Batman Museum is an archaeological museum in the city of Batman in Southeastern Anatolia, Turkey. The museum opened on 12 March 2010 in a free-standing, two-floor building on the southern portion of the Batman Cultural Center site. The museum's collection of 450 items is organized into three exhibition halls, one covering the Paleolithic and Neolithic periods, a second with items from the Ilısu Dam excavations and a third with items from the city of Hasankeyf.

==Collections==
The museum houses items uncovered during seven rescue excavations at sites in Batman and Siirt provinces that were due to be inundated by the Ilısu Dam.

===Başur Höyük gaming pieces===
Perhaps the museum's most important holding is the set of gaming pieces (oyun taşları) discovered at Başur Höyük, in Siirt Province. The set was uncovered in a grave at Başur Höyük, one of nine in the southeast part of the 250 by 150 m tell that were excavated during the 2011 and 2012 seasons. It has been carbon-dated to 3100-2900 B.C., placing their maker as a member of Early Bronze Age culture.

These 49 small carved painted stones are thought to be the oldest gaming pieces ever found. They are sculpted in various shapes including pigs, dogs, pyramids and circular and bullet shapes, and are painted in green, red, blue, black and white. The pieces were found with dice and three circular tokens made of white shell and topped with a black round stone. The tokens were accompanied by badly preserved wooden pieces or sticks, which the excavator hopes may provide clues to the game's rules.

The discovery was presented at a 2013 conference by excavator Haluk Sağlamtimur of Ege University in İzmir.
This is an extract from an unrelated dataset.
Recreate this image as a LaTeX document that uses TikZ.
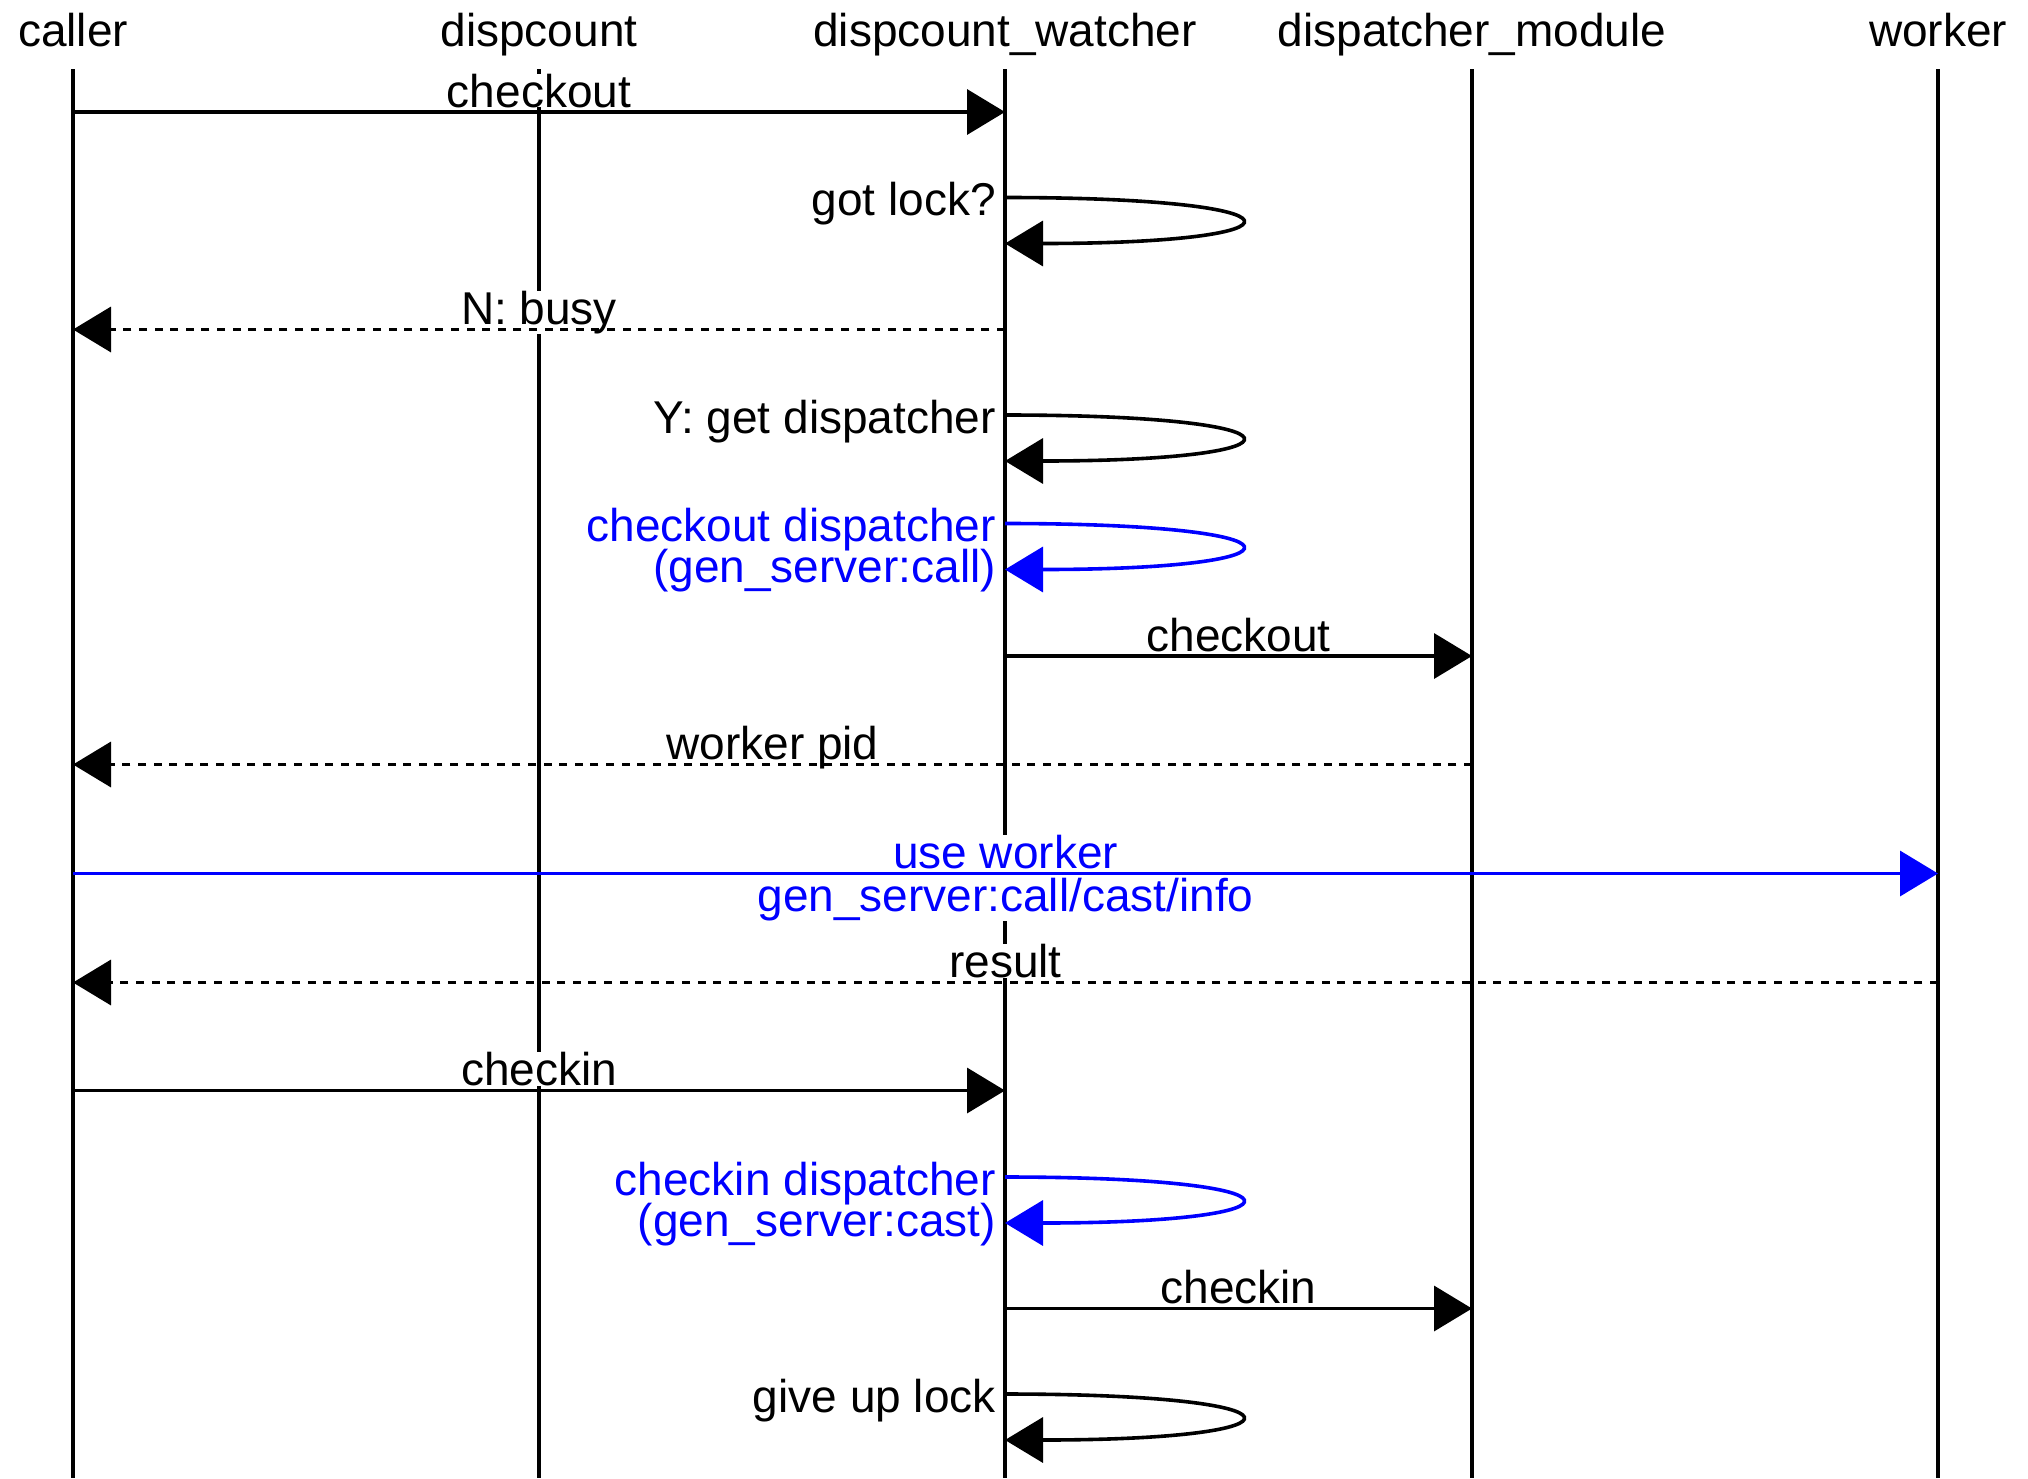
\documentclass[tikz,border=0pt]{standalone}
\usepackage{fontspec}
\setmainfont{Liberation Sans}
\usetikzlibrary{arrows.meta}
% keep the baselines of two-line labels at a fixed distance
\lineskiplimit=-100pt

\begin{document}
\begin{tikzpicture}[x=1pt, y=-1pt,
  every node/.style={font=\fontsize{46}{41}\selectfont, inner sep=0pt},
  head/.style={anchor=base},
  lifeline/.style={line width=3.6pt},
  msg/.style={line width=3.6pt, -{Triangle[length=38pt, width=45pt]}},
  reply/.style={msg, dash pattern=on 8pt off 7.6pt},
  msglabel/.style={midway, behind path, fill=white, anchor=base, yshift=5pt},
  looplabel/.style={anchor=base east, align=right},
  selfcall/.style={msg, to path={.. controls +(313,0) and +(313,0) .. (\tikztotarget)}}]

\useasboundingbox (0,0) rectangle (2028,1478);

% participants
\node[head] (h-caller)    at (73,46)   {caller};
\node[head] (h-dispcount) at (539,46)  {dispcount};
\node[head] (h-watcher)   at (1005,46) {dispcount\_watcher};
\node[head] (h-module)    at (1472,46) {dispatcher\_module};
\node[head] (h-worker)    at (1938,46) {worker};

\coordinate (caller)    at (73,69);
\coordinate (dispcount) at (539,69);
\coordinate (watcher)   at (1005,69);
\coordinate (module)    at (1472,69);
\coordinate (worker)    at (1938,69);
\coordinate (bottom)    at (0,1478);

% lifelines
\foreach \p in {caller, dispcount, watcher, module, worker}
  \draw[lifeline] (\p) -- (\p |- bottom);

% message rows
\coordinate (r1)  at (0,112);
\coordinate (r2a) at (0,197.5);  \coordinate (r2b) at (0,243.5);
\coordinate (r3)  at (0,329.5);
\coordinate (r4a) at (0,415);    \coordinate (r4b) at (0,461);
\coordinate (r5a) at (0,523.5);  \coordinate (r5b) at (0,569.5);
\coordinate (r6)  at (0,656);
\coordinate (r7)  at (0,764.5);
\coordinate (r8)  at (0,873.5);
\coordinate (r9)  at (0,982.5);
\coordinate (r10) at (0,1090.5);
\coordinate (r11a) at (0,1177);  \coordinate (r11b) at (0,1223);
\coordinate (r12) at (0,1308.5);
\coordinate (r13a) at (0,1394);  \coordinate (r13b) at (0,1440);

% messages
\draw[msg] (caller |- r1) -- node[msglabel] (m1) {checkout} (watcher |- r1);

\draw[selfcall] (watcher |- r2a) to (watcher |- r2b);
\node[looplabel] (m2) at (996,215.5) {got lock?};

\draw[reply] (watcher |- r3) -- node[msglabel] (m3) {N: busy} (caller |- r3);

\draw[selfcall] (watcher |- r4a) to (watcher |- r4b);
\node[looplabel] (m4) at (996,433) {Y: get dispatcher};

\draw[selfcall, blue] (watcher |- r5a) to (watcher |- r5b);
\node[looplabel, blue] (m5) at (996,582) {checkout dispatcher\\(gen\_server:call)};

\draw[msg] (watcher |- r6) -- node[msglabel] (m6) {checkout} (module |- r6);

\draw[reply] (module |- r7) -- node[msglabel] (m7) {worker pid} (caller |- r7);

\draw[msg, blue] (caller |- r8) -- node[msglabel, align=center, yshift=-43pt] (m8) {use worker\\[2pt]gen\_server:call/cast/info} (worker |- r8);

\draw[reply] (worker |- r9) -- node[msglabel] (m9) {result} (caller |- r9);

\draw[msg] (caller |- r10) -- node[msglabel] (m10) {checkin} (watcher |- r10);

\draw[selfcall, blue] (watcher |- r11a) to (watcher |- r11b);
\node[looplabel, blue] (m11) at (996,1236.5) {checkin dispatcher\\(gen\_server:cast)};

\draw[msg] (watcher |- r12) -- node[msglabel] (m12) {checkin} (module |- r12);

\draw[selfcall] (watcher |- r13a) to (watcher |- r13b);
\node[looplabel] (m13) at (996,1412) {give up lock};

\end{tikzpicture}
\end{document}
He said that "the distribution, shape and number of the stone pieces... [suggests] ...that the game is based on the number four." Başur Höyük was inhabited as early as 7,000 B.C. and was on a trade route between Mesopotamia and East Anatolia. The site also yielded about 300 well-preserved amorphous bronze artefacts, and a great variety of painted and unpainted pottery, including some examples from the Ninivite 5 culture.

===Other displays===
Other important items in the museum's collections include bronze grave gifts from Başur Höyük; a figure of the god Bes from Hasankeyf; and a stele (dikili taş) excavated from a 14,000-year-old site at Gusir Höyük, just west of Gusir Gölü, near the confluence of the Botan River with the Tigris southeast of Siirt.

The museum theater shows documentary films related to the objects on display in the museum. The museum also has a library with work on archeology, culture and art history and a restoration laboratory.

Outside, the "Museum Park" recreates historic buildings from the region with the aim of allowing visitors to experience the region's history more directly. These exhibits include recreations of the houses discovered at Güsir Höyük and at Gre Amer Höyük (on the east bank of the Garzan River, near Işıkveren village) as part of the Ilısu Dam rescue excavation; inhumation customs as observed at Kuriki Höyük (near Oymataş village, 14 km south of Batman); the Başur Höyük gaming pieces; the Artuqid Gate from Hasankeyf; and a recreation of 20th-century village life in Hasankeyf. This garden area includes an educational area designed to familiarize school students with the processes of archeological excavation.

In early 2018, as the Turkish government prepared to fill the lake behind the Ilısu Dam, four of the reliefs from Hasankeyf's Old Bridge were moved to the Batman Museum's garden.